Work to do: Write out the data below in full, unchanged, minus the images.

Information provided:
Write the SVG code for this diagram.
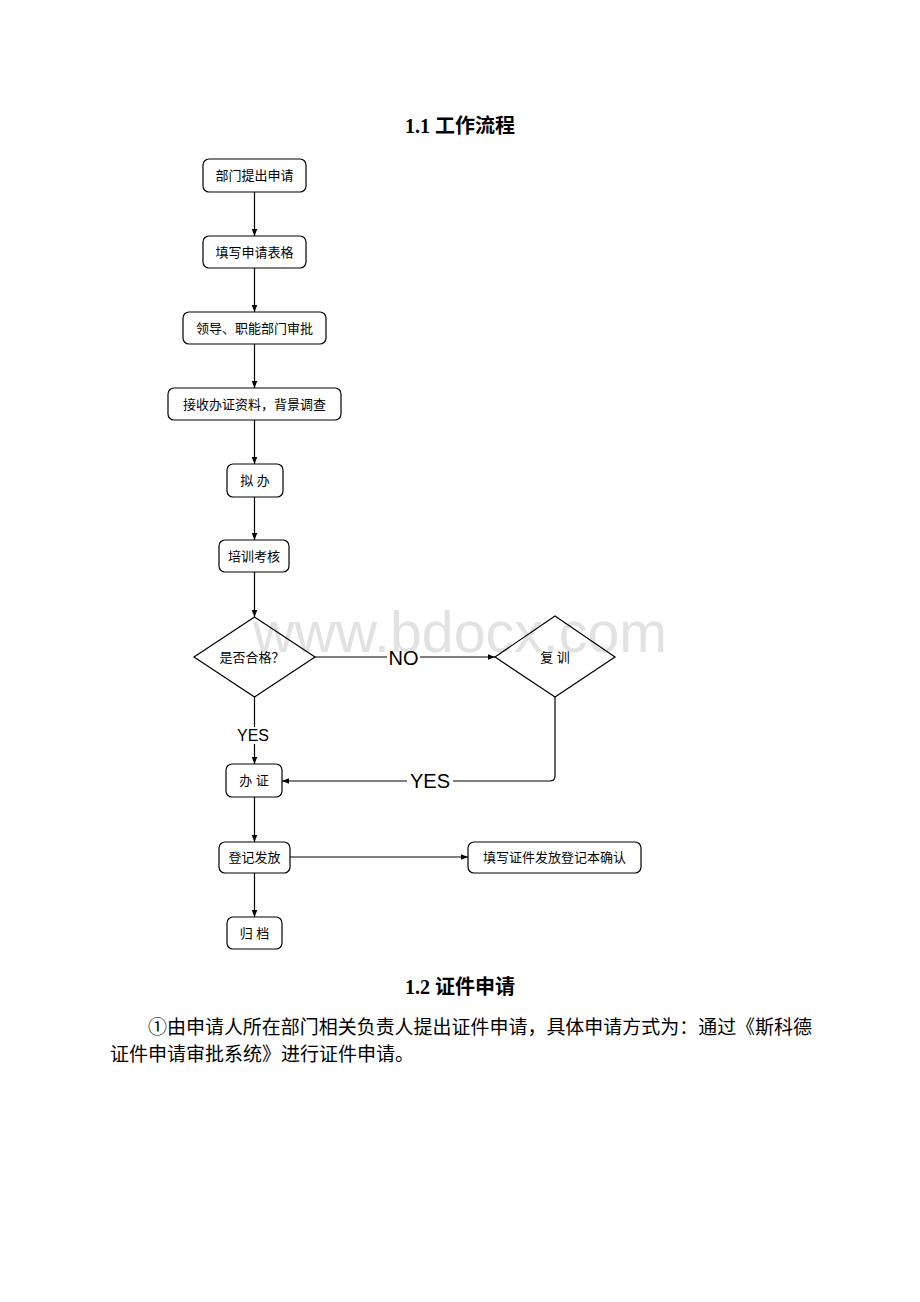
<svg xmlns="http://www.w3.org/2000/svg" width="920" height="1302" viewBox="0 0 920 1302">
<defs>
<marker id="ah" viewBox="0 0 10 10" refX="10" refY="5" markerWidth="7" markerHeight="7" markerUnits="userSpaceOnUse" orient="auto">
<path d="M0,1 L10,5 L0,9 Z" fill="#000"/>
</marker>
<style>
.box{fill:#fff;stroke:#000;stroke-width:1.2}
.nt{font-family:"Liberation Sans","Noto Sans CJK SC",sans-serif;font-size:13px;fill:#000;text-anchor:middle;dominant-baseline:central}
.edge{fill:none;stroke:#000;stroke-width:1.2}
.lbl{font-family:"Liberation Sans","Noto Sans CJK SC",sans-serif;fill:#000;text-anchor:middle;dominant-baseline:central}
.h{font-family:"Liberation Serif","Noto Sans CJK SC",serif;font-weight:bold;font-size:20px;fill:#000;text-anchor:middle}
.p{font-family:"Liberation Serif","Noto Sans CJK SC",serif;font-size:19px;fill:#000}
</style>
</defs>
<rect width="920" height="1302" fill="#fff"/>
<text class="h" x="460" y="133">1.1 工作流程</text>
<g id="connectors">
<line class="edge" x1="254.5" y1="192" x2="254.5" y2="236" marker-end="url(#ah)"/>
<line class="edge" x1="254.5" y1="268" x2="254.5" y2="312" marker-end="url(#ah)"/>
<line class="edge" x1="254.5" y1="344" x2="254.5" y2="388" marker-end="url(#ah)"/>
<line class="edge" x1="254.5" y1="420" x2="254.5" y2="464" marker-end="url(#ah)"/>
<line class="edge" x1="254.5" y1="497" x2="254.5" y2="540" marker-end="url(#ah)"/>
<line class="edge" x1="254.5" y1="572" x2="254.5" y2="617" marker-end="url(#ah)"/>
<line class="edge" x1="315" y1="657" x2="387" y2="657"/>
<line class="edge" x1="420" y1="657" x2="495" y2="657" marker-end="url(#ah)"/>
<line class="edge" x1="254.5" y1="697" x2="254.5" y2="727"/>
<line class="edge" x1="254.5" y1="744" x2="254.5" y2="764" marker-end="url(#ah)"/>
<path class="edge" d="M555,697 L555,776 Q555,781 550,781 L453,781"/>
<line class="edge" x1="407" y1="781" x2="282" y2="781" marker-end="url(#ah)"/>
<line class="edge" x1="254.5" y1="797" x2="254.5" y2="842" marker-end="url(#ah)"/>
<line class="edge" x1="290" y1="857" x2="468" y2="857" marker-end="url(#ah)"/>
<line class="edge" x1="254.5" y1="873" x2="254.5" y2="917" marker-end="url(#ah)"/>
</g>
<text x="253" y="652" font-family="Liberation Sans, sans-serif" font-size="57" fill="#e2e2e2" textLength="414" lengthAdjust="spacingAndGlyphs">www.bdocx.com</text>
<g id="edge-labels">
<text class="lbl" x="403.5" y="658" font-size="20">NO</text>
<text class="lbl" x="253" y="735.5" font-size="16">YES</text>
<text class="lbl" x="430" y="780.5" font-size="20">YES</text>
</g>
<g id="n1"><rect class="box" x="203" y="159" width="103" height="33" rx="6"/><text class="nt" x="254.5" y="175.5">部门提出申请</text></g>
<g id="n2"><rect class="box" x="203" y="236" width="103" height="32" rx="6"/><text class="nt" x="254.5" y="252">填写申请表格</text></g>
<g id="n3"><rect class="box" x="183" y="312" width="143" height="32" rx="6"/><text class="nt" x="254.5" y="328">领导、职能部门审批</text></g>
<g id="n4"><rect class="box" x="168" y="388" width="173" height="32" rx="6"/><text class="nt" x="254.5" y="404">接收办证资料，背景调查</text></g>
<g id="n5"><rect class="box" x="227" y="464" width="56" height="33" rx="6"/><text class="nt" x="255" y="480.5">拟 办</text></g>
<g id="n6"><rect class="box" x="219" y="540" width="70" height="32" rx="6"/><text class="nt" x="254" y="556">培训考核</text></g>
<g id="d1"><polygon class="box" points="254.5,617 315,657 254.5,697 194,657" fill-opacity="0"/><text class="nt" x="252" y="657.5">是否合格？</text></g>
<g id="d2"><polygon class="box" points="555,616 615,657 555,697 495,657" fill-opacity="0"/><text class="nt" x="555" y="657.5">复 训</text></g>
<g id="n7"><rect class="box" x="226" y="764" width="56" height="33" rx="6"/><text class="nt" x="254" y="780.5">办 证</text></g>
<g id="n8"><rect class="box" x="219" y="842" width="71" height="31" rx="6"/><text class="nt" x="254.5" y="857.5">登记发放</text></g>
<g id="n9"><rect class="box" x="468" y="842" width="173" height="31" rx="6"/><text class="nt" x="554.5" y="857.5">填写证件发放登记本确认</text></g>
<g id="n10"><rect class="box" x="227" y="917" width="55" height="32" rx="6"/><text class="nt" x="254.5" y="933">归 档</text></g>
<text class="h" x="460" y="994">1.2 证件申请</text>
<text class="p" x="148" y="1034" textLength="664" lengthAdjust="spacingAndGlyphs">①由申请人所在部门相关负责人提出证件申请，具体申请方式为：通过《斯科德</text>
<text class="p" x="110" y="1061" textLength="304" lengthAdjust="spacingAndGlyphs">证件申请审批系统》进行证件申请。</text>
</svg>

Solution for this task:
Write the SVG code for this diagram.
<svg xmlns="http://www.w3.org/2000/svg" width="920" height="1302" viewBox="0 0 920 1302">
<defs>
<marker id="ah" viewBox="0 0 10 10" refX="10" refY="5" markerWidth="7" markerHeight="7" markerUnits="userSpaceOnUse" orient="auto">
<path d="M0,1 L10,5 L0,9 Z" fill="#000"/>
</marker>
<style>
.box{fill:#fff;stroke:#000;stroke-width:1.2}
.nt{font-family:"Liberation Sans","Noto Sans CJK SC",sans-serif;font-size:13px;fill:#000;text-anchor:middle;dominant-baseline:central}
.edge{fill:none;stroke:#000;stroke-width:1.2}
.lbl{font-family:"Liberation Sans","Noto Sans CJK SC",sans-serif;fill:#000;text-anchor:middle;dominant-baseline:central}
.h{font-family:"Liberation Serif","Noto Sans CJK SC",serif;font-weight:bold;font-size:20px;fill:#000;text-anchor:middle}
.p{font-family:"Liberation Serif","Noto Sans CJK SC",serif;font-size:19px;fill:#000}
</style>
</defs>
<rect width="920" height="1302" fill="#fff"/>
<text class="h" x="460" y="133">1.1 工作流程</text>
<g id="connectors">
<line class="edge" x1="254.5" y1="192" x2="254.5" y2="236" marker-end="url(#ah)"/>
<line class="edge" x1="254.5" y1="268" x2="254.5" y2="312" marker-end="url(#ah)"/>
<line class="edge" x1="254.5" y1="344" x2="254.5" y2="388" marker-end="url(#ah)"/>
<line class="edge" x1="254.5" y1="420" x2="254.5" y2="464" marker-end="url(#ah)"/>
<line class="edge" x1="254.5" y1="497" x2="254.5" y2="540" marker-end="url(#ah)"/>
<line class="edge" x1="254.5" y1="572" x2="254.5" y2="617" marker-end="url(#ah)"/>
<line class="edge" x1="315" y1="657" x2="387" y2="657"/>
<line class="edge" x1="420" y1="657" x2="495" y2="657" marker-end="url(#ah)"/>
<line class="edge" x1="254.5" y1="697" x2="254.5" y2="727"/>
<line class="edge" x1="254.5" y1="744" x2="254.5" y2="764" marker-end="url(#ah)"/>
<path class="edge" d="M555,697 L555,776 Q555,781 550,781 L453,781"/>
<line class="edge" x1="407" y1="781" x2="282" y2="781" marker-end="url(#ah)"/>
<line class="edge" x1="254.5" y1="797" x2="254.5" y2="842" marker-end="url(#ah)"/>
<line class="edge" x1="290" y1="857" x2="468" y2="857" marker-end="url(#ah)"/>
<line class="edge" x1="254.5" y1="873" x2="254.5" y2="917" marker-end="url(#ah)"/>
</g>
<text x="253" y="652" font-family="Liberation Sans, sans-serif" font-size="57" fill="#e2e2e2" textLength="414" lengthAdjust="spacingAndGlyphs">www.bdocx.com</text>
<g id="edge-labels">
<text class="lbl" x="403.5" y="658" font-size="20">NO</text>
<text class="lbl" x="253" y="735.5" font-size="16">YES</text>
<text class="lbl" x="430" y="780.5" font-size="20">YES</text>
</g>
<g id="n1"><rect class="box" x="203" y="159" width="103" height="33" rx="6"/><text class="nt" x="254.5" y="175.5">部门提出申请</text></g>
<g id="n2"><rect class="box" x="203" y="236" width="103" height="32" rx="6"/><text class="nt" x="254.5" y="252">填写申请表格</text></g>
<g id="n3"><rect class="box" x="183" y="312" width="143" height="32" rx="6"/><text class="nt" x="254.5" y="328">领导、职能部门审批</text></g>
<g id="n4"><rect class="box" x="168" y="388" width="173" height="32" rx="6"/><text class="nt" x="254.5" y="404">接收办证资料，背景调查</text></g>
<g id="n5"><rect class="box" x="227" y="464" width="56" height="33" rx="6"/><text class="nt" x="255" y="480.5">拟 办</text></g>
<g id="n6"><rect class="box" x="219" y="540" width="70" height="32" rx="6"/><text class="nt" x="254" y="556">培训考核</text></g>
<g id="d1"><polygon class="box" points="254.5,617 315,657 254.5,697 194,657" fill-opacity="0"/><text class="nt" x="252" y="657.5">是否合格？</text></g>
<g id="d2"><polygon class="box" points="555,616 615,657 555,697 495,657" fill-opacity="0"/><text class="nt" x="555" y="657.5">复 训</text></g>
<g id="n7"><rect class="box" x="226" y="764" width="56" height="33" rx="6"/><text class="nt" x="254" y="780.5">办 证</text></g>
<g id="n8"><rect class="box" x="219" y="842" width="71" height="31" rx="6"/><text class="nt" x="254.5" y="857.5">登记发放</text></g>
<g id="n9"><rect class="box" x="468" y="842" width="173" height="31" rx="6"/><text class="nt" x="554.5" y="857.5">填写证件发放登记本确认</text></g>
<g id="n10"><rect class="box" x="227" y="917" width="55" height="32" rx="6"/><text class="nt" x="254.5" y="933">归 档</text></g>
<text class="h" x="460" y="994">1.2 证件申请</text>
<text class="p" x="148" y="1034" textLength="664" lengthAdjust="spacingAndGlyphs">①由申请人所在部门相关负责人提出证件申请，具体申请方式为：通过《斯科德</text>
<text class="p" x="110" y="1061" textLength="304" lengthAdjust="spacingAndGlyphs">证件申请审批系统》进行证件申请。</text>
</svg>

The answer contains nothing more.